The trial justice further ordered Dr. DeJean to make the following changes to his property.
“[T]o the north side of [Dr. DeJean’s] house * * *: “i. Remove the two (2) scrub trees that have grown up along the wall (now overtaking the view of Brown Point); “ii. Maintain fields from any future encroachment. Additionally, the fields shall be mowed at least once each year at [Dr. DeJean’s] election * * *. “iii. Trim the oak tree next to the pool by six (6) feet and maintain at that height; “iv. Remove the willow tree at the north east corner of the pool enclosure; “v.

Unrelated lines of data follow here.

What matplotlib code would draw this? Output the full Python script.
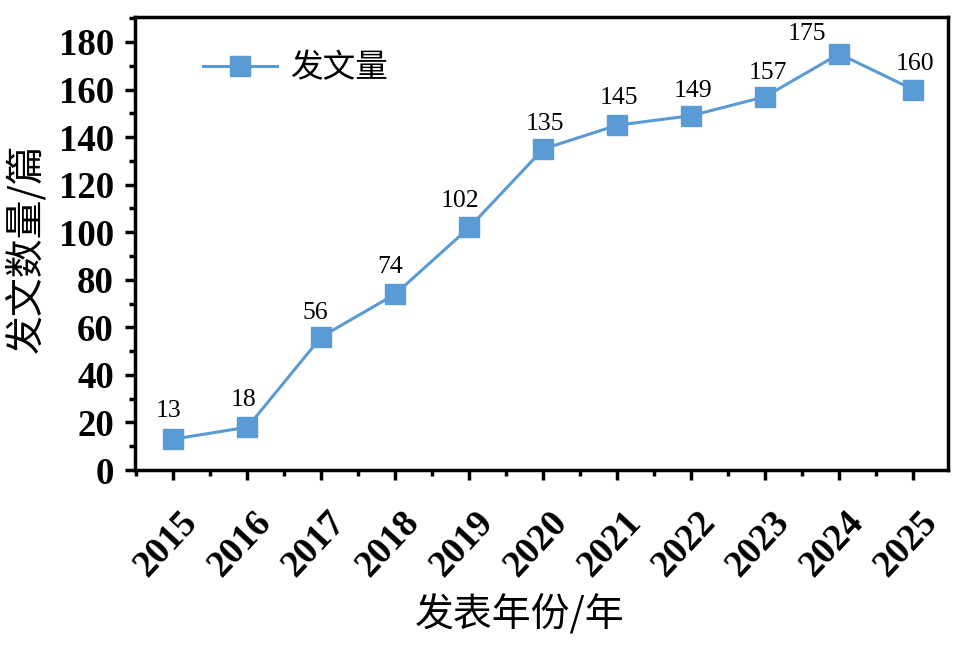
import matplotlib.pyplot as plt
import matplotlib.transforms as mtransforms
from matplotlib.ticker import MultipleLocator

years = [2015, 2016, 2017, 2018, 2019, 2020, 2021, 2022, 2023, 2024, 2025]
counts = [13, 18, 56, 74, 102, 135, 145, 149, 157, 175, 160]
# value label offsets from the marker, in pixels
label_dx = [-5, -4, -6, -5, -9, 2, 2, 2, 3, -32, 2]
label_dy = [28, 27, 24, 27, 26, 25, 27, 25, 24, 20, 26]

cjk = ['Noto Sans CJK SC', 'DejaVu Sans']
num_font = 'Liberation Serif'
blue = '#5B9BD5'

fig = plt.figure(figsize=(9.57, 6.53), dpi=100)
ax = fig.add_axes([0.141, 0.2802, 0.8495, 0.6938])

ax.plot(years, counts, color=blue, lw=2.2, marker='s', markersize=14,
        markerfacecolor=blue, markeredgecolor=blue, label='发文量')

for x, y, dx, dy in zip(years, counts, label_dx, label_dy):
    ax.annotate(str(y), (x, y), xytext=(dx, dy), textcoords='offset pixels',
                ha='center', va='center', fontsize=18.5, family=num_font)

ax.set_xlim(2014.48, 2025.47)
ax.set_ylim(0, 190.5)
ax.set_xticks(years)
ax.yaxis.set_major_locator(MultipleLocator(20))
ax.yaxis.set_minor_locator(MultipleLocator(10))
ax.xaxis.set_minor_locator(MultipleLocator(0.5))

for s in ax.spines.values():
    s.set_linewidth(2.5)
ax.tick_params(which='major', direction='out', length=7.2, width=2.5)
ax.tick_params(which='minor', direction='out', length=4.3, width=2.5)
ax.tick_params(axis='y', which='major', pad=8)
ax.tick_params(axis='x', which='major', pad=18)

shift = mtransforms.ScaledTranslation(-7 / 100, 0, fig.dpi_scale_trans)
for lab in ax.get_yticklabels():
    lab.set_fontfamily(num_font)
    lab.set_fontweight('bold')
    lab.set_fontsize(26.5)
for lab in ax.get_xticklabels():
    lab.set_fontfamily(num_font)
    lab.set_fontweight('bold')
    lab.set_fontsize(27)
    lab.set_rotation(47)
    lab.set_ha('center')
    lab.set_transform(lab.get_transform() + shift)

ax.set_ylabel('发文数量/篇', family=cjk, fontsize=28)
ax.set_xlabel('发表年份/年', family=cjk, fontsize=28)
ax.yaxis.set_label_coords(-0.133, 0.49)
ax.yaxis.label.set_va('center')
ax.xaxis.set_label_coords(0.4736, -0.32)
ax.xaxis.label.set_va('center')

leg = ax.legend(loc='center left', bbox_to_anchor=(0.0836, 0.886), frameon=False,
                prop={'family': cjk, 'size': 23.5}, handlelength=2.27,
                handletextpad=0.4, borderpad=0, borderaxespad=0)

plt.savefig('out.png', dpi=100)
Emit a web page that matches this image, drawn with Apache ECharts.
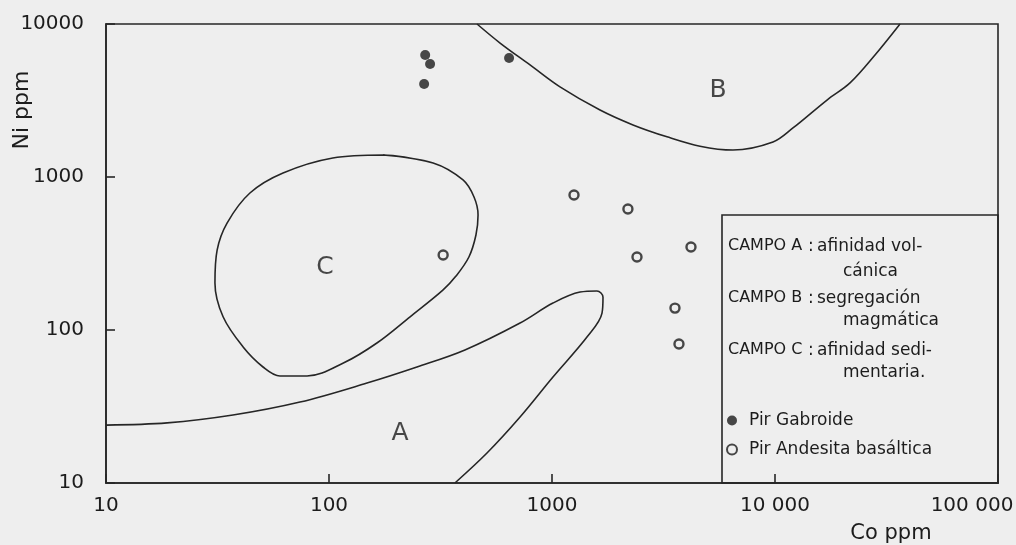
<!DOCTYPE html>
<html>
<head>
<meta charset="utf-8">
<script src="https://cdn.jsdelivr.net/npm/echarts@6/dist/echarts.min.js"></script>
<style>
html,body{margin:0;padding:0;background:#eeeeee;}
#chart{width:1016px;height:545px;}
</style>
</head>
<body>
<div id="chart"></div>
<script>
// ---- tick labels ----
const xTickValues = [10, 100, 1000, 10000, 100000];
const xTickLabels = ['10', '100', '1000', '10 000', '100 000'];
const yTickValues = [10, 100, 1000, 10000];
const yTickLabels = ['10', '100', '1000', '10000'];

// ---- sample points [Co ppm, Ni ppm] ----
const pirGabroide = [[270, 6270], [284, 5480], [267, 4050], [642, 6000]];
const pirAndesita = [[325, 309], [1255, 763], [2190, 618], [2405, 300], [4200, 349], [3560, 139], [3710, 81]];

// ---- field boundaries [Co ppm, Ni ppm] ----
const fieldA = [[10, 23.9], [18.8, 24.7], [37.1, 27.8], [74.1, 33.8], [148, 45], [248, 57.3], [407, 74],
  [719, 111], [1010, 150], [1336, 177], [1591, 180], [1693, 164], [1676, 129], [1435, 90],
  [1010, 49.3], [719, 27], [511, 15.7], [367, 10]];
const fieldB = [[461, 10000], [585, 7510], [797, 5400], [1086, 3880], [1642, 2740], [2308, 2190],
  [3279, 1830], [4609, 1590], [6480, 1500], [9795, 1693], [12036, 2091], [17110, 3186],
  [21700, 4120], [28080, 6270], [36360, 10000]];
const fieldC = [[175, 1392], [293, 1234], [399, 956], [447, 740], [466, 564], [456, 418], [424, 300],
  [371, 225], [324, 182], [231, 122], [164, 82.2], [116, 60.8], [79.7, 50], [60.3, 50], [50.6, 57.3],
  [41.2, 77.4], [33.5, 122], [30.8, 203], [31.5, 333], [34.9, 500], [44.2, 786], [62.2, 1062],
  [104, 1331], [175, 1392], [293, 1234]];

// ---- field labels ----
const fieldLabelNames = ['A', 'B', 'C'];
const fieldLabelAt = [[208, 21.2], [5550, 3700], [96, 258]];

// ---- legend texts ----
const fieldNames = ['CAMPO A', 'CAMPO B', 'CAMPO C'];
const fieldDesc = ['afinidad vol-', 'segregación', 'afinidad sedi-'];
const fieldDescCont = ['cánica', 'magmática', 'mentaria.'];
const seriesNames = ['Pir Gabroide', 'Pir Andesita basáltica'];
const axisNames = ['Co ppm', 'Ni ppm'];

const FONT = 'DejaVu Sans';
const INK = '#1c1c1c';
const LINE = '#262626';

function tickLabel(values, labels, v) {
  const e = Math.round(Math.log10(v));
  const i = values.findIndex(t => Math.round(Math.log10(t)) === e);
  return i >= 0 ? labels[i] : '';
}

const chart = echarts.init(document.getElementById('chart'), null, {renderer: 'canvas'});

const legendTexts = [];
const rowY = [[248, 273], [300, 322], [352, 374]];
for (let i = 0; i < 3; i++) {
  legendTexts.push({type: 'text', left: 728, top: rowY[i][0] - 10,
    style: {text: fieldNames[i], font: '16px ' + FONT, fill: INK}});
  legendTexts.push({type: 'text', left: 808, top: rowY[i][0] - 10,
    style: {text: ':', font: '17px ' + FONT, fill: INK}});
  legendTexts.push({type: 'text', left: 817, top: rowY[i][0] - 10,
    style: {text: fieldDesc[i], font: '17px ' + FONT, fill: INK}});
  legendTexts.push({type: 'text', left: 843, top: rowY[i][1] - 10,
    style: {text: fieldDescCont[i], font: '17px ' + FONT, fill: INK}});
}

const lineSeries = (name, data) => ({
  name: name, type: 'line', data: data, smooth: 0.35, symbol: 'none', silent: true,
  clip: true, lineStyle: {color: LINE, width: 1.6}, z: 2
});

const option = {
  backgroundColor: '#eeeeee',
  animation: false,
  grid: {left: 106, right: 18, top: 24, bottom: 62, show: true, borderColor: LINE, borderWidth: 1.6,
    containLabel: false, outerBoundsMode: 'none'},
  xAxis: {
    type: 'log', logBase: 10, min: 10, max: 100000,
    axisLine: {show: true, lineStyle: {color: LINE, width: 1.6}},
    axisTick: {show: true, inside: true, length: 9, lineStyle: {color: LINE, width: 1.6}},
    minorTick: {show: false}, splitLine: {show: false},
    axisLabel: {
      margin: 13, color: INK, fontSize: 20, fontFamily: FONT,
      formatter: v => {
        const s = tickLabel(xTickValues, xTickLabels, v);
        return Math.round(Math.log10(v)) === 5 ? '{r|' + s + '}' : s;
      },
      rich: {r: {fontSize: 20, fontFamily: FONT, color: INK, padding: [0, 52, 0, 0]}}
    }
  },
  yAxis: {
    type: 'log', logBase: 10, min: 10, max: 10000,
    axisLine: {show: true, lineStyle: {color: LINE, width: 1.6}},
    axisTick: {show: true, inside: true, length: 9, lineStyle: {color: LINE, width: 1.6}},
    minorTick: {show: false}, splitLine: {show: false},
    axisLabel: {
      margin: 22, color: INK, fontSize: 20, fontFamily: FONT,
      formatter: v => tickLabel(yTickValues, yTickLabels, v)
    }
  },
  legend: {
    data: seriesNames, orient: 'vertical', left: 726, top: 412, padding: 0,
    itemWidth: 10, itemHeight: 10, itemGap: 12, selectedMode: false,
    textStyle: {fontSize: 17, fontFamily: FONT, color: INK, padding: [0, 0, 0, 7]}
  },
  graphic: [
    {type: 'rect', shape: {x: 722, y: 215, width: 276, height: 268},
      style: {fill: 'none', stroke: LINE, lineWidth: 1.6}, z: 5},
    ...legendTexts,
    {type: 'text', x: 22, y: 110, rotation: Math.PI / 2,
      style: {text: axisNames[1], font: '22px ' + FONT, fill: INK, align: 'center', verticalAlign: 'middle'}},
    {type: 'text', x: 891, y: 534,
      style: {text: axisNames[0], font: '21px ' + FONT, fill: INK, align: 'center', verticalAlign: 'middle'}}
  ],
  series: [
    lineSeries('fieldA', fieldA),
    lineSeries('fieldB', fieldB),
    lineSeries('fieldC', fieldC),
    {
      name: 'labels', type: 'scatter', symbolSize: 0, silent: true,
      data: fieldLabelNames.map((n, i) => ({name: n, value: fieldLabelAt[i]})),
      label: {show: true, position: 'inside', formatter: '{b}', fontSize: 25, fontFamily: FONT, color: INK}
    },
    {
      name: seriesNames[0], type: 'scatter', data: pirGabroide, symbol: 'circle', symbolSize: 10,
      itemStyle: {color: '#1c1c1c'}, z: 4
    },
    {
      name: seriesNames[1], type: 'scatter', data: pirAndesita, symbol: 'circle', symbolSize: 9,
      itemStyle: {color: '#eeeeee', borderColor: '#1c1c1c', borderWidth: 2.4}, z: 4
    }
  ]
};
chart.setOption(option);
</script>
</body>
</html>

Trim all trees, including the birch tree, next to the house to a height no higher than the ridge line of [Dr. DeJean’s] house and maintain said trees at that height. “[T]o the east side of [Dr. DeJean’s] house * * *: “i. Remove all arbor vitae trees; “ii. Cut and maintain all other trees, shrubs, and other vegetation in this location to a height of not greater than the ridgeline of [Dr. DeJean’s] house. “[T]o the south side of [Dr. DeJean’s] house, along the driveway * * *: “i. Trim, shape and maintain all remaining arbor vitae trees to a height not to exceed the ridgeline of [Dr. DeJean’s] house. “[T]o the south side of [Dr. DeJean’s] house, not otherwise along the driveway * * * so as to restore the view corridors of the lower fields * * *: “i. Remove the two (2) dogwood and crabapple trees; “ii. Trim and maintain the honey locust tree to a height not to exceed twenty-five (25) feet and to a width of twenty-five (25) feet or less (as described by Plaintiffs’ expert at trial); “iii. In order to restore Plaintiffs’ southwest view across the fields to the Sakonnet River, [Dr. DeJean] shall remove certain groups or pine tree shrubs along the lane and replant and maintain any replanting in accordance with the parameters set forth on Exhibit 15 at trial and in accordance with the testimony of Plaintiffs’ Expert * * *. “After motion to conform pleadings under Rule 15(b), [Dr. DeJean] is ordered to: “i. Cut and/or maintain any and all shrubs and/or small trees to a height of no higher than the ridgeline of [Dr. DeJean’s] house; “ii. Remove the birch tree located on the northerly side of [Dr. DeJean’s] house.” (Footnotes omitted.)
[*9]- 10 -
The cost of the initial trimming and removal of the landscaping was to be allocated fifty-fifty, and the cost of maintenance going forward was to be borne by Dr. DeJean alone. The trial justice further ordered that this continual maintenance was to occur on a yearly basis, unless the parties or their heirs agreed otherwise. Thereafter final judgment was entered for plaintiffs, against Dr. DeJean, on counts I and II of plaintiffs’ complaint for declaratory relief.[2] The court stayed its judgment pending appeal, and Dr. DeJean filed a timely notice of appeal. On May 26, 2023, we granted plaintiffs’ motion to accelerate and expedite the appeal.
Standard of Review
“This Court accords ‘great deference to the findings of fact of a trial justice sitting without a jury, and will disturb such findings only when the justice misconceives or overlooks material evidence or otherwise is clearly wrong.’” Athena Providence Place v. Pare, 262 A.3d 679, 681 (R.I. 2021) (quoting Whittemore v. Thompson, 139 A.3d 530, 540 (R.I. 2016)). “A judgment in a nonjury case will be reversed on appeal when it can be shown that the trial justice misapplied the law.”